═════ DATA SEGMENT

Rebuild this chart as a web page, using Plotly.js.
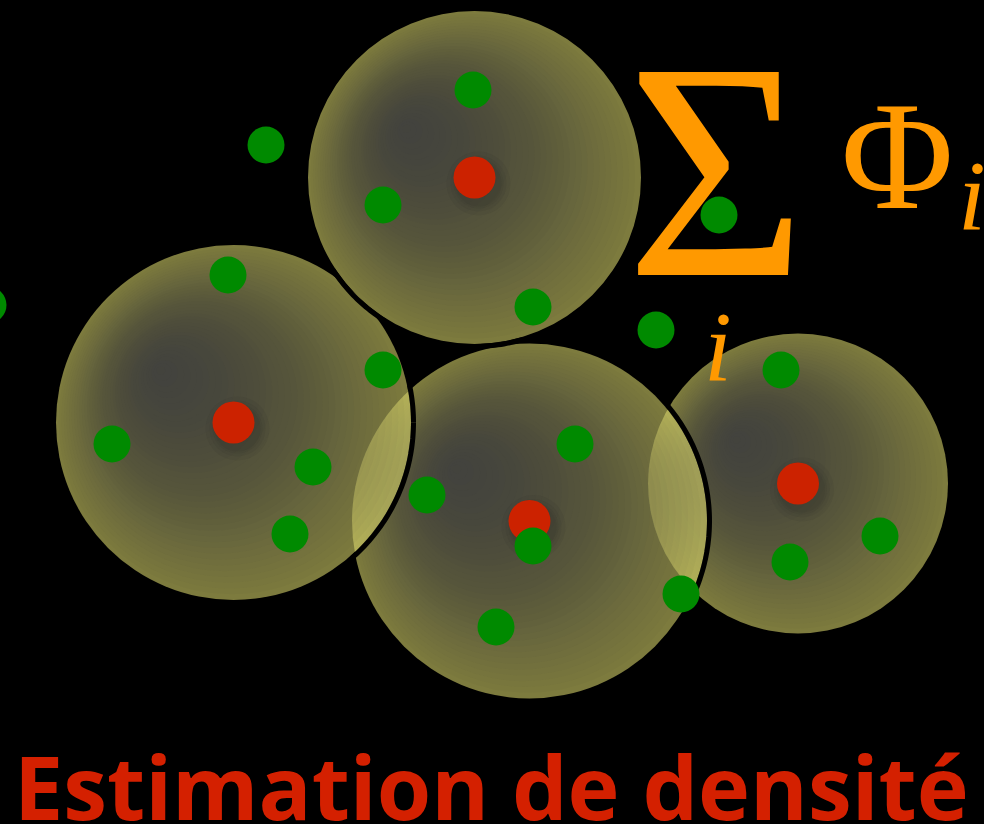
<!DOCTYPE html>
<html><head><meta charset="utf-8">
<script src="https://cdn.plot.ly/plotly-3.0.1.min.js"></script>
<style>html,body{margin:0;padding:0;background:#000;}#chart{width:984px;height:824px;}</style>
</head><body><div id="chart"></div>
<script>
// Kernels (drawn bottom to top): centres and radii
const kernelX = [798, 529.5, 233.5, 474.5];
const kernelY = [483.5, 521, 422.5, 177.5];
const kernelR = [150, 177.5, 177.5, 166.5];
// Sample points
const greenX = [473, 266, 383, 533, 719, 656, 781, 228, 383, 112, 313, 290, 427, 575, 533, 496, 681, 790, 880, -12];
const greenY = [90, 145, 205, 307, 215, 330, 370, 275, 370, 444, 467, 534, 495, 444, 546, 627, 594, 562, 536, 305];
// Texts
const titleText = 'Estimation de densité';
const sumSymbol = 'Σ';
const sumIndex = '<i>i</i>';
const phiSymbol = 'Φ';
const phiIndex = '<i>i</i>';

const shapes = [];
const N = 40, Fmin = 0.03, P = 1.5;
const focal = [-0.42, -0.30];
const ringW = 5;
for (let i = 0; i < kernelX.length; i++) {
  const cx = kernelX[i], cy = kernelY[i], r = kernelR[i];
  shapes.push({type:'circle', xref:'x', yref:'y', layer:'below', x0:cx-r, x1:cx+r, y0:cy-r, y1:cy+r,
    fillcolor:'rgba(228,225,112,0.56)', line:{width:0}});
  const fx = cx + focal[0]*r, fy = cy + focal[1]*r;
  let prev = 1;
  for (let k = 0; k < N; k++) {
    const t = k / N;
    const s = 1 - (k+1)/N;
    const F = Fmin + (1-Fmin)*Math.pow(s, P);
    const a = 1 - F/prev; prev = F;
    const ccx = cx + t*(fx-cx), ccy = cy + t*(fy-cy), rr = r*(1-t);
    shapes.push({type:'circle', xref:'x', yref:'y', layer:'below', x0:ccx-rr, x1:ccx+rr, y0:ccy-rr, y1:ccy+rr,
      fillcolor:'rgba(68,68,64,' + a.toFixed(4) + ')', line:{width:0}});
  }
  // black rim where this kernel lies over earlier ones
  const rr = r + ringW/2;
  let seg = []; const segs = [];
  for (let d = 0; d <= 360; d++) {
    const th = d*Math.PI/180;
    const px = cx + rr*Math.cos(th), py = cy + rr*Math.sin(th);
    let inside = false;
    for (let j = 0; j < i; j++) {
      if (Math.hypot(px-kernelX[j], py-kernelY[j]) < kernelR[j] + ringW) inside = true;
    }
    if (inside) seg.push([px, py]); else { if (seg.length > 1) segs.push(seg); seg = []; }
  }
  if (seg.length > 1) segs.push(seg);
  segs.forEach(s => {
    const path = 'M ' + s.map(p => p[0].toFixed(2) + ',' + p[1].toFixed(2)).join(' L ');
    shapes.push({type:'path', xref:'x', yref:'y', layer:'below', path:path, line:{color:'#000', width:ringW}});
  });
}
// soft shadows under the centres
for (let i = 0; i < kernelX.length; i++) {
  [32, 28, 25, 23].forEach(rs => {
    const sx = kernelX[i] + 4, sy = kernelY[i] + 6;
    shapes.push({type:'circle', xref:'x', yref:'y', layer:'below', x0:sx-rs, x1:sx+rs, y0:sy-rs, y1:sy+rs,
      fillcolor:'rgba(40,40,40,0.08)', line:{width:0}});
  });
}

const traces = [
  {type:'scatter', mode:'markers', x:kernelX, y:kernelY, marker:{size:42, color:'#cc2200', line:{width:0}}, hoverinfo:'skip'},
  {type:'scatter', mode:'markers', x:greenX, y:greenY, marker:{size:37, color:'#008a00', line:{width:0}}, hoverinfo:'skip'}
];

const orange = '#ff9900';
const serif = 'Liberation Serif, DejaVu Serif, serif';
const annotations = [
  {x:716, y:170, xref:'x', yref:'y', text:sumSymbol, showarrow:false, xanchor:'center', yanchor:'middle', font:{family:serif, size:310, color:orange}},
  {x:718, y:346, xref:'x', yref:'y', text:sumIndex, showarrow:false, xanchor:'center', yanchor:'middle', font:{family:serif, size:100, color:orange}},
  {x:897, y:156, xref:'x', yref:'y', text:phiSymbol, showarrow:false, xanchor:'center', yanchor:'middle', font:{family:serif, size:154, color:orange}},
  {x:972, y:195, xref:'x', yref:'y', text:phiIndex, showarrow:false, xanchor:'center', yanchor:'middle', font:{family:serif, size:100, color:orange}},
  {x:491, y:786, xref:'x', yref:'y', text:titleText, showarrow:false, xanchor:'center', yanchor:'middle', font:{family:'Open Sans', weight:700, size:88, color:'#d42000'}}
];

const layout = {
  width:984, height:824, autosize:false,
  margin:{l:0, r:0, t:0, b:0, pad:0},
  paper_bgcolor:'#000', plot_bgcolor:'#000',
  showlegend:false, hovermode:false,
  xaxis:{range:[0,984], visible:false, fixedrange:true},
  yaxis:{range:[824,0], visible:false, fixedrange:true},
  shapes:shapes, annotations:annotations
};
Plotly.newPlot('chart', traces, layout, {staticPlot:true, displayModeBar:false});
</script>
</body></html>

══════════

_WHAT IS REQUIRED_
Skip the pictures and restate exactly the lines from the beginning of the listing to the line with "const phiIndex = '<i>i</i>';", that line included.

_TASK ANSWER_
Rebuild this chart as a web page, using Plotly.js.
<!DOCTYPE html>
<html><head><meta charset="utf-8">
<script src="https://cdn.plot.ly/plotly-3.0.1.min.js"></script>
<style>html,body{margin:0;padding:0;background:#000;}#chart{width:984px;height:824px;}</style>
</head><body><div id="chart"></div>
<script>
// Kernels (drawn bottom to top): centres and radii
const kernelX = [798, 529.5, 233.5, 474.5];
const kernelY = [483.5, 521, 422.5, 177.5];
const kernelR = [150, 177.5, 177.5, 166.5];
// Sample points
const greenX = [473, 266, 383, 533, 719, 656, 781, 228, 383, 112, 313, 290, 427, 575, 533, 496, 681, 790, 880, -12];
const greenY = [90, 145, 205, 307, 215, 330, 370, 275, 370, 444, 467, 534, 495, 444, 546, 627, 594, 562, 536, 305];
// Texts
const titleText = 'Estimation de densité';
const sumSymbol = 'Σ';
const sumIndex = '<i>i</i>';
const phiSymbol = 'Φ';
const phiIndex = '<i>i</i>';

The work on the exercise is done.